SET EXERCISE - Search the records that follow and extract every line containing the string "this".

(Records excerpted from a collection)
━━━━━━━━

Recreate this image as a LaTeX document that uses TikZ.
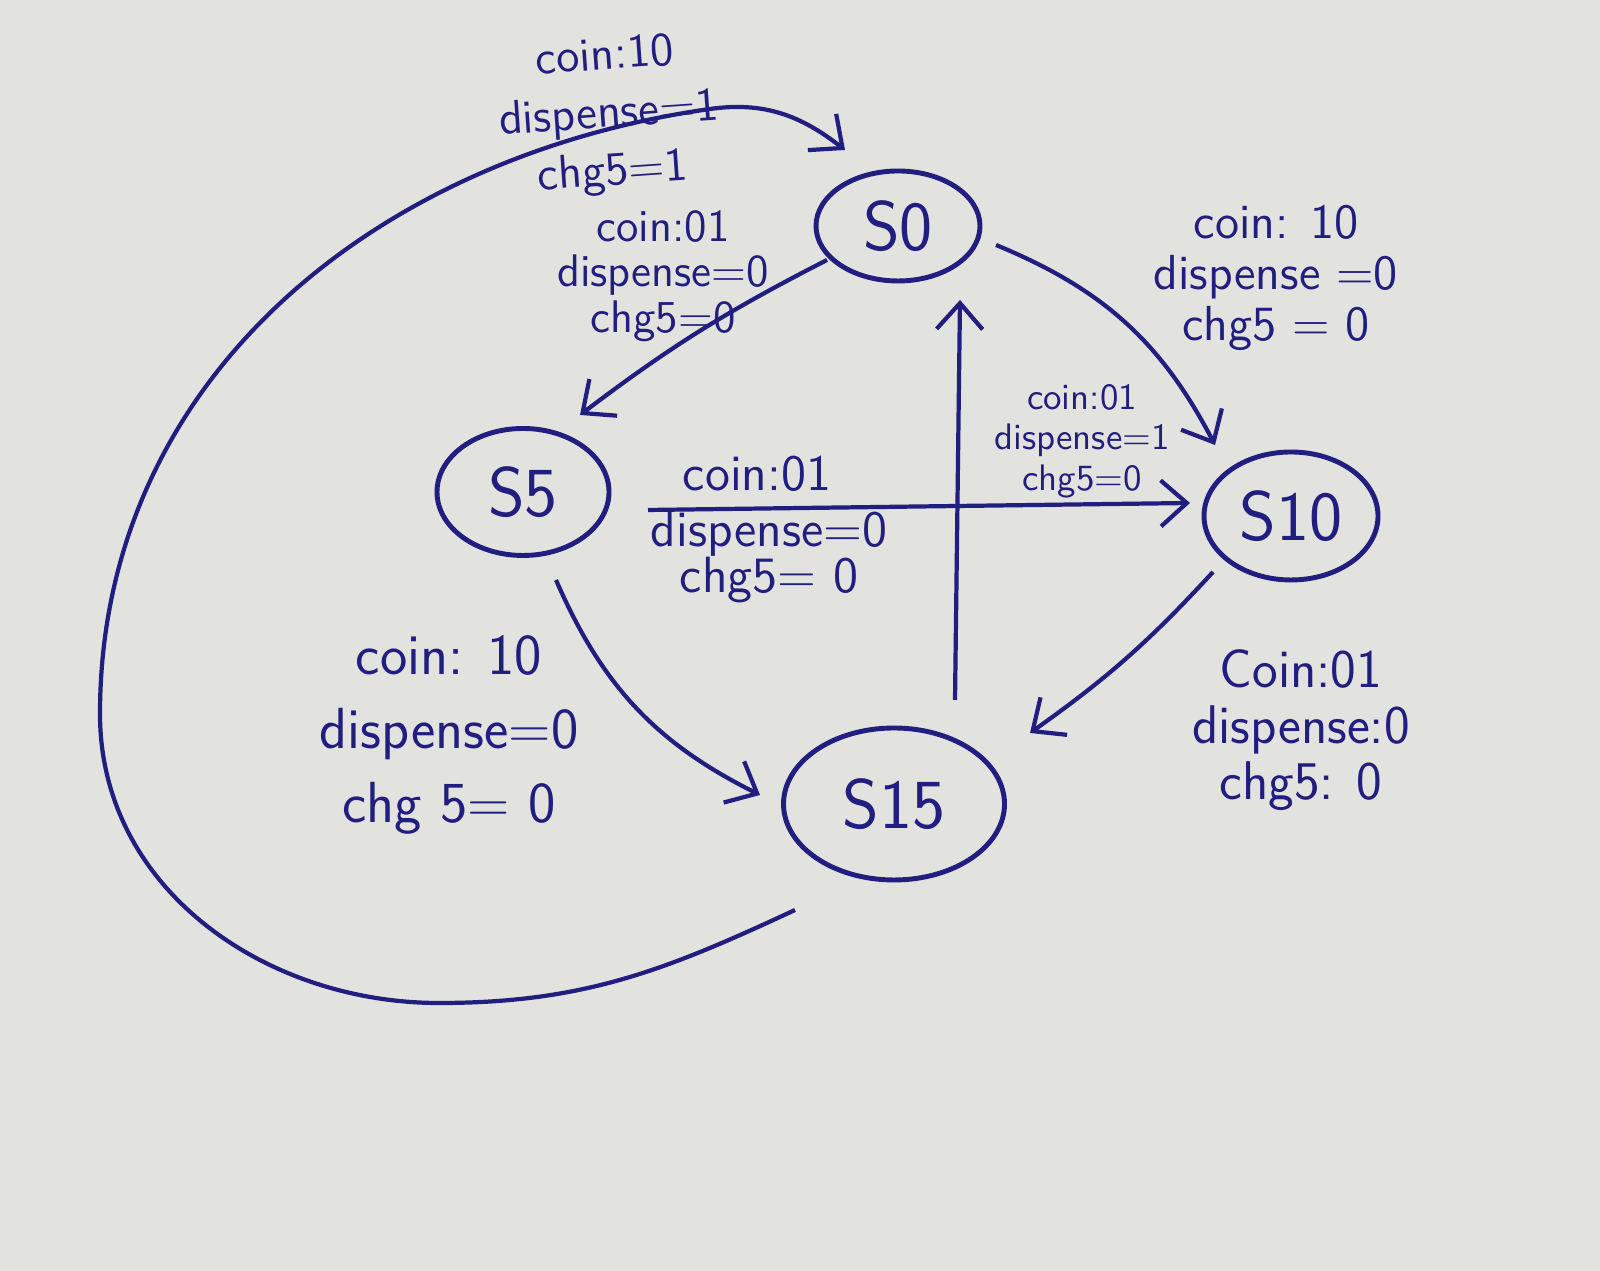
\documentclass[tikz,border=0pt]{standalone}
\usepackage{tikz}
\usetikzlibrary{shapes.geometric, arrows.meta, positioning, calc}
\definecolor{inkBlue}{RGB}{34,30,128}
\definecolor{paperGray}{RGB}{226,226,223}
\newcommand{\fs}[2]{\fontsize{#1}{#2}\selectfont\sffamily}
\tikzset{
  fsm/state/.style={ellipse, draw=inkBlue, line width=1.4pt, inner sep=0pt,
    font=\fs{20}{22}, text=inkBlue},
  fsm/arr/.style={-{Straight Barb[length=2.6mm,width=4.6mm,line width=1.2pt]},
    line width=1.2pt, draw=inkBlue},
  fsm/lbl/.style={align=center, inner sep=0pt, text=inkBlue}
}
\begin{document}
\begin{tikzpicture}
  \fill[paperGray] (0,0) rectangle (16,12.71);
  \useasboundingbox (0,0) rectangle (16,12.71);

  % states
  \node[fsm/state, minimum width=16.4mm, minimum height=11mm] (s0) at (8.98,10.45) {S0};
  \node[fsm/state, minimum width=17.2mm, minimum height=12.7mm] (s5) at (5.23,7.79) {S5};
  \node[fsm/state, minimum width=17.4mm, minimum height=12.8mm] (s10) at (12.91,7.55) {S10};
  \node[fsm/state, minimum width=22.1mm, minimum height=15.2mm] (s15) at (8.94,4.67) {S15};

  % labels
  \node[fsm/lbl, font=\fs{13.5}{16.5}, rotate=4] (l1) at (6.09,11.55)
       {coin:10\\dispense=1\\chg5=1};
  \node[fsm/lbl, font=\fs{13}{13}] (l2) at (6.63,9.95)
       {coin:01\\dispense=0\\chg5=0};
  \node[fsm/lbl, font=\fs{14}{14.5}] (l3) at (12.76,9.93)
       {coin: 10\\dispense =0\\chg5 = 0};
  \node[fsm/lbl, font=\fs{10.5}{11.5}] (l4) at (10.82,8.30)
       {coin:01\\dispense=1\\chg5=0};
  \node[fsm/lbl, font=\fs{14.5}{13}] (l5a) at (7.57,7.97) {coin:01};
  \node[fsm/lbl, font=\fs{14.5}{13}] (l5b) at (7.69,7.14)
       {dispense=0\\chg5= 0};
  \node[fsm/lbl, font=\fs{16.5}{21}] (l6) at (4.49,5.36)
       {coin: 10\\dispense=0\\chg 5= 0};
  \node[fsm/lbl, font=\fs{15.5}{16}] (l7) at (13.01,5.41)
       {Coin:01\\dispense:0\\chg5: 0};

  % transitions
  \draw[fsm/arr] ($(s0)+(-0.71,-0.34)$) to[bend right=5] ($(s5)+(0.57,0.77)$);
  \draw[fsm/arr] ($(s0)+(0.98,-0.19)$) to[bend left=20] ($(s10)+(-0.76,0.71)$);
  \draw[fsm/arr] ($(s5)+(1.25,-0.18)$) -- ($(s10)+(-1.01,0.13)$);
  \draw[fsm/arr] ($(s5)+(0.33,-0.88)$) to[bend right=20] ($(s15)+(-1.34,0.09)$);
  \draw[fsm/arr] ($(s10)+(-0.78,-0.56)$) to[bend left=6] ($(s15)+(1.36,0.71)$);
  \draw[fsm/arr] ($(s15)+(0.61,1.04)$) -- ($(s0)+(0.62,-0.74)$);
  \draw[fsm/arr] ($(s15)+(-0.99,-1.06)$) to[out=205,in=0] (4.39,2.68)
        to[out=180,in=270] (1.0,5.57) to[out=90,in=188] (7.1,11.62)
        to[out=8,in=142] ($(s0)+(-0.53,0.76)$);
\end{tikzpicture}
\end{document}
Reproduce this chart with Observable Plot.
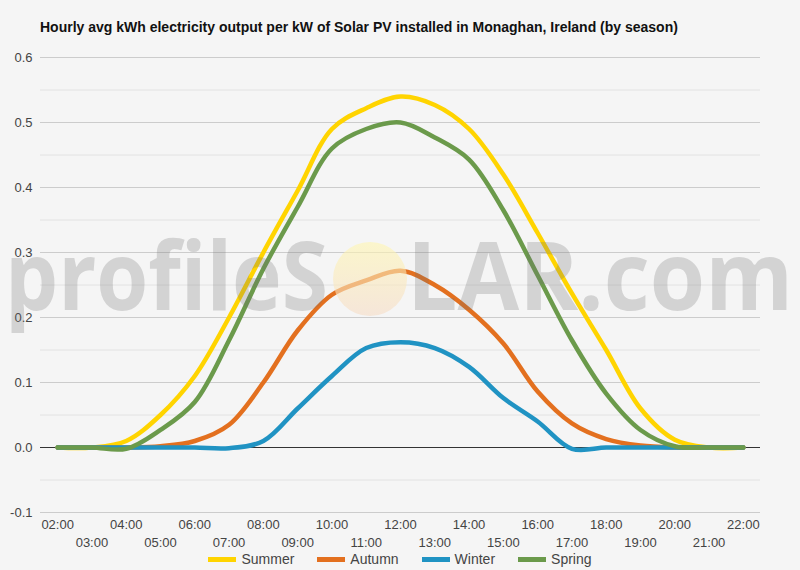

━━━━━━━━

ANSWER TO THE TASK -
Recreate this image as a LaTeX document that uses TikZ.
Reproduce this chart with Observable Plot.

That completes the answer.